Incomplete ceasefire

16/05/2009

Yesterday the co-chairs of the OSCE Minsk Group Yury Merzlyakov, Bernard Fassier, and Matthew Bryza issued a statement dedicated to the 15th anniversary of the ceasefire of Armenia and Azerbaijan. "Fifteen years ago large-scale hostilities ceased in Nagorno-Karabakh, in what had become the most violent conflict on the territory of the former Soviet Union. The leaders at the time made a courageous and farsighted decision to instruct their military commanders to sign an agreement on an immediate ceasefire with no fixed term. Unfortunately, this ceasefire has been imperfect and tragically every year lives are lost along the front lines. We sincerely hope that a peace settlement, towards which the parties are now working, will allow new generations to grow up in Armenia, Azerbaijan and Nagorno-Karabakh without experiencing the horrors of war. Until then, we call on the parties to implement the provisions of the ceasefire, the "Proposals on strengthening the ceasefire in the Nagorno-Karabakh conflict" agreed in 1995, as well as the Co-Chairs’ proposals at the 2008 Helsinki Ministerial Conference to pull back snipers from the front lines.

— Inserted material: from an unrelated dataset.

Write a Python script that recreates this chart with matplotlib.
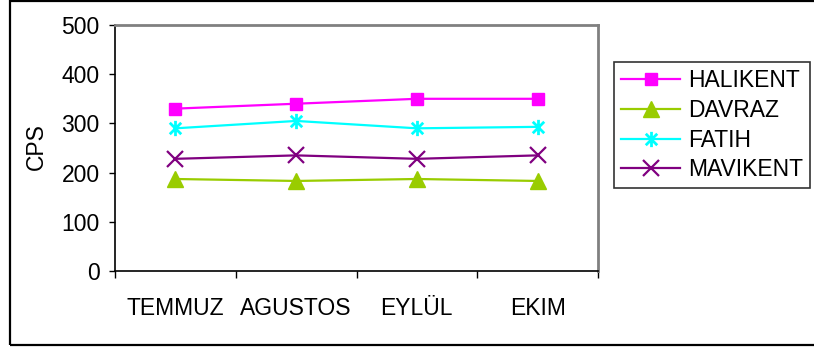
import matplotlib
matplotlib.use("Agg")
import matplotlib.pyplot as plt
from matplotlib.path import Path
from matplotlib.patches import Rectangle

plt.rcParams['font.family'] = ['Liberation Sans', 'DejaVu Sans']

months = ["TEMMUZ", "AGUSTOS", "EYLÜL", "EKIM"]
halikent = [330, 340, 350, 350]
davraz = [187, 183, 187, 183]
fatih = [290, 305, 290, 293]
mavikent = [228, 235, 228, 235]
y_ticks = [0, 100, 200, 300, 400, 500]

# six-spoke asterisk: vertical bar plus an X
star = Path([(0, -1), (0, 1), (-0.75, -0.75), (0.75, 0.75), (-0.75, 0.75), (0.75, -0.75)],
            [Path.MOVETO, Path.LINETO, Path.MOVETO, Path.LINETO, Path.MOVETO, Path.LINETO])

W, H = 814, 350
fig = plt.figure(figsize=(W / 100, H / 100), dpi=100)
ax = fig.add_axes([115 / W, 1 - 271 / H, 483 / W, 246 / H])

x = list(range(1, len(months) + 1))
series = [
    ("HALIKENT", halikent, "#FF00FF", dict(marker="s", markersize=9, markerfacecolor="#FF00FF")),
    ("DAVRAZ", davraz, "#99CC00", dict(marker="^", markersize=11, markerfacecolor="#99CC00")),
    ("FATIH", fatih, "#00FFFF", dict(marker=star, markersize=11, markeredgewidth=2)),
    ("MAVIKENT", mavikent, "#800080", dict(marker="x", markersize=11, markeredgewidth=1.6)),
]
for name, vals, col, mk in series:
    ax.plot(x, vals, color=col, lw=1.6, markeredgecolor=col, label=name, **mk)

ax.set_xlim(0.5, len(months) + 0.5)
ax.set_ylim(0, 500)
ax.set_yticks(y_ticks)
ax.tick_params(axis='y', direction='out', length=4, width=1, pad=7, labelsize=16.5)

ax.set_xticks([i + 0.5 for i in range(0, len(months) + 1)])
ax.set_xticklabels([])
ax.set_xticks(x, minor=True)
ax.set_xticklabels(months, minor=True)
ax.tick_params(axis='x', which='major', direction='out', length=5, width=1)
ax.tick_params(axis='x', which='minor', length=0, pad=19, labelsize=16.5)

for s in ("left", "bottom"):
    ax.spines[s].set_color("black")
    ax.spines[s].set_linewidth(1.2)
for s in ("top", "right"):
    ax.spines[s].set_color("#808080")
    ax.spines[s].set_linewidth(2)

fig.text(36 / W, 1 - 147 / H, "CPS", rotation=90, ha="center", va="center", fontsize=16.5)

leg = fig.legend(loc="upper left", bbox_to_anchor=(614 / W, 1 - 62 / H),
                 frameon=True, fontsize=16.5, handlelength=2.6, handletextpad=0.35,
                 labelspacing=0.3, borderpad=0.3, borderaxespad=0, fancybox=False)
leg.get_frame().set_edgecolor("black")
leg.get_frame().set_linewidth(1.2)

fig.patches.append(Rectangle((9.5 / W, 1 - 345 / H), (W + 5) / W, 344 / H,
                             transform=fig.transFigure, fill=False,
                             edgecolor="black", linewidth=1.6))

fig.savefig("out.png", dpi=100)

We express our hope that the present leaders will be able to overcome the complex causes and difficult consequences of the Nagorno-Karabakh conflict and create an atmosphere of security, trust, cooperation and fruitful communication between peoples in the region, allowing them to live in peace as good neighbors. We further hope the leaders will succeed, in cooperation with the Minsk Group Co-Chairs, in finalizing their Basic Principles for a peaceful settlement," runs the statement of the co-chairs. We’d like to mention that the May 12 ceasefire treaty of 1994 was the only agreement signed by the NKR. Yesterday the current chair of the OSCE, foreign affairs minister of Greece Dora Bakoyanis also made a statement, “I fully advocate the efforts of OSCE Minsk Group co-chairs as well as my representative ambassador Anjey Kasprshik to the resolution of the NKR conflict based on the Madrid principles,” stated Bakoyanis and emphasized that despite the ceasefire signed 15 years ago the environment is still tense in the region and human casualties occur from time to time.